Pilgrimages of some sort appear in most religions, Sikhism however represents a refreshing, rebel religion in this case. Sikhs do not consider pilgrimage as an act of spiritual merit. In the 15th century, Guru Nanak, the founder of Sikhism, traveled to places of pilgrimage to reclaim the fallen people, who had turned ritualists. He told them not to look for God in sites and temples, but deep in the inner being of themselves. According to him: “He performs a pilgrimage who controls the five thieves.” The five thieves being: kaam (lust), krodh (wrath), lobh (greed), moh (attachment) and ahankar (ego or excessive pride). Pilgrimage was not to be found in the material world but in the mind, in the landscape of the soul. Ahankar or ego, is deemed the most dangerous of the thieves, and so naturally, since Woodstock the most common festival sacrament, LSD, has quite the reputation as an ego dissolver.  

Ancestral Footsteps

Dissolving the ego is not the end of the lesson (if there is a lesson to be found here). “The sacred site is the goal of the pilgrim, and its meaning within religious practice necessarily extends to the journey leading to it.” (Eliade 1963) 

The big mama of ritualised ecstatic practices, the Eleusinian mysteries, also included a pilgrimage. Young initiates were guided in a walking procession to the site of Eleusis, starting at the Athenian cemetery Kerameikos along the Sacred Way (Ἱερὰ Ὁδός, Hierá Hodós). In Athens today, Iera Odos is still the name of this road, except now it is lined with sex shops and brothels – the sexual component of the cult remains alive to this day. 

The cult dedicated to Dionysus as god of ecstasy, wine and ceremonial madness, originated from agrarian protocults dedicated to various incarnations of ‘the earth goddess’ (Baldini 2015). The 11 day ceremony and induction into the cult involved two processions, or pilgrimages, long walks that allowed for the initiates to prepare for the moment of deep altered states and the walk afterwards — this symbolized the double nature of the festival. The material and the immaterial. Such journeys offered initiates a ‘re-enchantment of places that once were sacred’. Dancing to the beat of the shamanic drum, consumption of herbal psychotropic concoctions, and engagement in collective sacred sexuality in a pastoral setting has been a major vibe for devoted pilgrims for millennia.

In pilgrimage, the body-soul distinction becomes irrelevant; souls and soles are not just homophones. Part of why examinations of pilgrimage are important, like the ones offered here, is that they reveal how religion itself is vitally physical. 

The sisyphean struggle.

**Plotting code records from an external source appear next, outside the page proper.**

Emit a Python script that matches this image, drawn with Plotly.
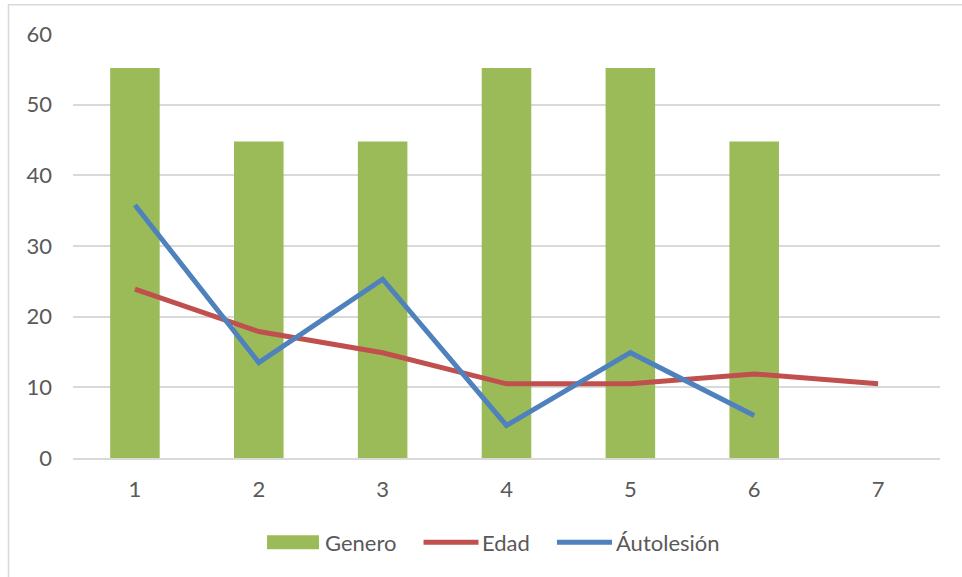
import plotly.graph_objects as go

categories = [1, 2, 3, 4, 5, 6, 7]
genero = [55.2, 44.8, 44.8, 55.2, 55.2, 44.8]
edad = [23.9, 17.9, 14.9, 10.5, 10.5, 11.9, 10.5]
autolesion = [35.8, 13.5, 25.3, 4.6, 14.9, 6.0]
y_ticks = [0, 10, 20, 30, 40, 50, 60]
series_names = ["Genero", "Edad", "Áutolesión"]

GREEN = "#9BBB59"
RED = "#C0504D"
BLUE = "#4F81BD"
TEXT = "#595959"
GRID = "#D9D9D9"
FONT = "Lato, Liberation Sans, sans-serif"
FS = 22

fig = go.Figure()
fig.add_trace(go.Bar(x=categories[:len(genero)], y=genero, name=series_names[0],
                     marker=dict(color=GREEN, line=dict(width=0)), showlegend=False))
fig.add_trace(go.Scatter(x=categories[:len(edad)], y=edad, name=series_names[1], mode="lines",
                         line=dict(color=RED, width=5), showlegend=False))
fig.add_trace(go.Scatter(x=categories[:len(autolesion)], y=autolesion, name=series_names[2],
                         mode="lines", line=dict(color=BLUE, width=5), showlegend=False))

# legend drawn in layout (paper coords) to match reference symbol sizes
leg_y = -0.1988
shapes = [
    dict(type="rect", xref="paper", yref="paper", x0=-0.0744, x1=1.04, y0=-0.32, y1=1.069,
         line=dict(color=GRID, width=1.5), fillcolor="rgba(0,0,0,0)", layer="below"),
    dict(type="rect", xref="paper", yref="paper", x0=0.2238, x1=0.2837, y0=-0.2153, y1=-0.1823,
         line=dict(width=0), fillcolor=GREEN),
    dict(type="line", xref="paper", yref="paper", x0=0.4043, x1=0.4677, y0=leg_y, y1=leg_y,
         line=dict(color=RED, width=5)),
    dict(type="line", xref="paper", yref="paper", x0=0.5582, x1=0.6217, y0=leg_y, y1=leg_y,
         line=dict(color=BLUE, width=5)),
]
leg_text_x = [0.2880, 0.4690, 0.6235]
annotations = [
    dict(text=name, xref="paper", yref="paper", x=xx, y=leg_y, xanchor="left", yanchor="middle",
         showarrow=False, font=dict(family=FONT, size=FS, color=TEXT))
    for name, xx in zip(series_names, leg_text_x)
]

fig.update_layout(
    width=962, height=577,
    margin=dict(l=73, r=22, t=34, b=119),
    paper_bgcolor="white", plot_bgcolor="white",
    font=dict(family=FONT, size=FS, color=TEXT),
    bargap=0.6,
    showlegend=False,
    xaxis=dict(range=[0.5, 7.5], tickmode="array", tickvals=categories,
               ticktext=[str(c) for c in categories], showgrid=False, zeroline=False,
               showline=True, linecolor=GRID, linewidth=1.5, ticks="",
               ticklabelstandoff=11, fixedrange=True),
    yaxis=dict(range=[0, 60], tickmode="array", tickvals=y_ticks,
               ticktext=[str(v) for v in y_ticks], showgrid=True, gridcolor=GRID,
               gridwidth=1.5, zeroline=False, showline=False, ticks="",
               ticklabelstandoff=20, fixedrange=True),
    shapes=shapes,
    annotations=annotations,
)

fig.write_html("out.html")
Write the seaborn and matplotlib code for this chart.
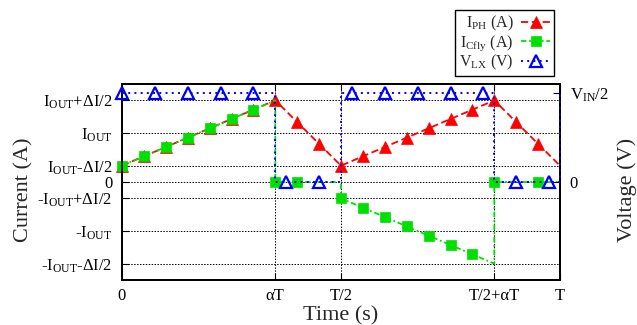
import matplotlib
matplotlib.use("Agg")
import matplotlib.pyplot as plt
from matplotlib.lines import Line2D
import pandas as pd
import seaborn as sns

# Switching period and sample step (time axis in units of T)
PERIOD = 1.0
STEP = PERIOD / 20

# Phase inductor current, one sample per T/20
t_ph = [0, 1, 2, 3, 4, 5, 6, 7, 8, 9, 10, 11, 12, 13, 14, 15, 16, 17, 18, 19, 20]
i_ph = [0.5, 0.786, 1.071, 1.357, 1.643, 1.929, 2.214, 2.5, 1.833, 1.167, 0.5,
        0.786, 1.071, 1.357, 1.643, 1.929, 2.214, 2.5, 1.833, 1.167, 0.5]
ph_marks = list(range(20))

# Flying capacitor current (repeated times = vertical steps)
t_cfly = [0, 1, 2, 3, 4, 5, 6, 7, 7, 8, 9, 10, 10, 11, 12, 13, 14, 15, 16, 17, 17, 18, 19, 20]
i_cfly = [0.5, 0.786, 1.071, 1.357, 1.643, 1.929, 2.214, 2.5, 0, 0, 0, 0, -0.5,
          -0.786, -1.071, -1.357, -1.643, -1.929, -2.214, -2.5, 0, 0, 0, 0]
cfly_marks = [0, 1, 2, 3, 4, 5, 6, 8, 9, 12, 13, 14, 15, 16, 17, 18, 20, 22]

# Switching node voltage (1 = V_IN/2)
t_vlx = [0, 1.5, 3, 4.5, 6, 7, 7, 7.5, 9, 10, 10, 10.5, 12, 13.5, 15, 16.5, 17, 17, 18, 19.5, 20, 20]
v_lx = [1, 1, 1, 1, 1, 1, 0, 0, 0, 0, 1, 1, 1, 1, 1, 1, 1, 0, 0, 0, 0, 1]
vlx_marks = [0, 1, 2, 3, 4, 7, 8, 11, 12, 13, 14, 15, 18, 19]

# Axis ticks
x_ticks = [0, 0.35, 0.5, 0.85, 1.0]
x_labels = ["0", "αT", "T/2", "T/2+αT", "T"]
y_ticks = [2.5, 1.5, 0.5, 0, -0.5, -1.5, -2.5]
y_labels = ["I$_{\\rm OUT}$+ΔI/2", "I$_{\\rm OUT}$", "I$_{\\rm OUT}$-ΔI/2", "0",
            "-I$_{\\rm OUT}$+ΔI/2", "-I$_{\\rm OUT}$", "-I$_{\\rm OUT}$-ΔI/2"]
v_ticks = [1, 0]
v_labels = ["V$_{\\rm IN}$/2", "0"]

series_labels = ["I$_{\\rm PH}$ (A)", "I$_{\\rm Cfly}$ (A)", "V$_{\\rm LX}$ (V)"]

sns.set_theme(style="ticks")
plt.rcParams["font.family"] = ["Liberation Serif", "DejaVu Serif"]
plt.rcParams["mathtext.fontset"] = "custom"
plt.rcParams["mathtext.rm"] = "Liberation Serif"
plt.rcParams["mathtext.it"] = "Liberation Serif:italic"
plt.rcParams["mathtext.bf"] = "Liberation Serif:bold"

RED, GREEN, BLUE = "#ff0000", "#00e000", "#0000ff"
red_style = dict(color=RED, linestyle=(0, (4, 2)), linewidth=1.3, marker="^",
                 markersize=9, markerfacecolor=RED, markeredgecolor=RED, markeredgewidth=0.5)
green_style = dict(color=GREEN, linestyle=(0, (3, 1.5, 1, 1.5)), linewidth=1.3, marker="s",
                   markersize=7, markerfacecolor=GREEN, markeredgecolor=GREEN, markeredgewidth=0.5)
blue_style = dict(color=BLUE, linestyle=(0, (1, 2.2)), linewidth=1.4, marker="^",
                  markersize=9, markerfacecolor="none", markeredgecolor=BLUE, markeredgewidth=1.6)

fig = plt.figure(figsize=(6.37, 3.25), dpi=100)
ax = fig.add_axes([122 / 637, 1 - 280 / 325, 438 / 637, 196 / 325])
ax2 = ax.twinx()

ph = pd.DataFrame({"time": [t * STEP for t in t_ph], "value": i_ph})
cf = pd.DataFrame({"time": [t * STEP for t in t_cfly], "value": i_cfly})
vl = pd.DataFrame({"time": [t * STEP for t in t_vlx], "value": v_lx})

sns.lineplot(data=ph, x="time", y="value", ax=ax, estimator=None, sort=False,
             markevery=ph_marks, clip_on=False, zorder=3, **red_style)
sns.lineplot(data=cf, x="time", y="value", ax=ax, estimator=None, sort=False,
             markevery=cfly_marks, clip_on=False, zorder=4, **green_style)
sns.lineplot(data=vl, x="time", y="value", ax=ax2, estimator=None, sort=False,
             markevery=vlx_marks, clip_on=False, zorder=5, **blue_style)

ax.set_xlim(0, PERIOD)
ax.set_ylim(-3, 3)
ax2.set_ylim(-1.1, 1.1)

ax.set_xticks(x_ticks)
ax.set_xticklabels(x_labels)
ax.set_yticks(y_ticks)
ax.set_yticklabels(y_labels)
ax2.set_yticks(v_ticks)
ax2.set_yticklabels(v_labels)

ax.grid(True, color="black", linestyle=(0, (1.5, 1.5)), linewidth=0.7)
ax.set_axisbelow(True)
ax.tick_params(axis="y", direction="in", length=5, width=0.8, colors="black",
               labelsize=12, pad=7)
ax.tick_params(axis="x", direction="in", length=5, width=0.8, colors="black",
               labelsize=12, pad=6, top=True)
ax2.tick_params(axis="y", direction="in", length=5, width=0.8, colors="black",
                labelsize=12, pad=7)

for a in (ax, ax2):
    for s in a.spines.values():
        s.set_color("black")
        s.set_linewidth(1.3)

ax.set_xlabel("Time (s)", fontsize=16)
ax.set_ylabel("Current (A)", fontsize=16)
ax2.set_ylabel("Voltage (V)", fontsize=16)
ax.xaxis.set_label_coords(0.5, (280 - 316) / 196)
ax.yaxis.set_label_coords((24 - 122) / 438, (280 - 190) / 196)
ax2.yaxis.set_label_coords((627 - 122) / 438, (280 - 190) / 196)
ax.xaxis.label.set_verticalalignment("center")
ax.yaxis.label.set_verticalalignment("center")
ax2.yaxis.label.set_verticalalignment("center")

handles = [Line2D([], [], **red_style), Line2D([], [], **green_style), Line2D([], [], **blue_style)]
fig.legend(handles, series_labels, loc="upper right",
           bbox_to_anchor=(554 / 637, 1 - 10 / 325), markerfirst=False,
           frameon=True, fancybox=False, edgecolor="black", framealpha=1,
           fontsize=11.5, handlelength=1.8, borderpad=0.25, labelspacing=0.0,
           handletextpad=0.5, borderaxespad=0, numpoints=1)

fig.savefig("out.png", dpi=100)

The never-ending story.

One. Stepping out of the mundane into the extraordinary.
Two. Vibrating at a different frequency.
Three. Appreciating the trip but not getting tied down to it. Taking it lightly.
Four. Confronting fears, ultimately of your own physical demise.
Five. Draw strength from ancestral lineage, nice to know you’ve got ancestors, all went into trance, trancestors, they’re your spiritual crew.
Six. Turning the mundane into a mundance. The pilgrimage within. 

Onward, pilgrims.

 



References

Baldini, Chiara (2015) The Politics of Ecstasy: the Case of the Bacchanalia Affair in Ancient Rome, Neurotransmissions: Essays on Psychedelics from Breaking Convention.

Bohlman, P. V. (1996). Pilgrimage, Politics, and the Musical Remapping of the New Europe. Ethnomusicology, 40(3), 375. 

Coleman, Simon, Eade, John (2004), Reframing pilgrimage : cultures in motion. European Association of Social Anthropologists. London: Routledge.

Nielsen, Inge (2017). Collective mysteries and Greek pilgrimage: The cases of Eleusis, Thebes and Andania, in: ‘Excavating Pilgrimage’. 

Okamoto, Ryosuke (2019). Pilgrimages in the Secular Age: From El Camino to Anime. Tokyo: Japan Publishing Industry Foundation for Culture.

Plate, S. Brent (September 2009). ‘The Varieties of Contemporary Pilgrimage’. CrossCurrents. 59 (3): 260–267. 

Reader, Ian; Walter, Tony, eds. (2014). Pilgrimage in popular culture. Palgrave Macmillan.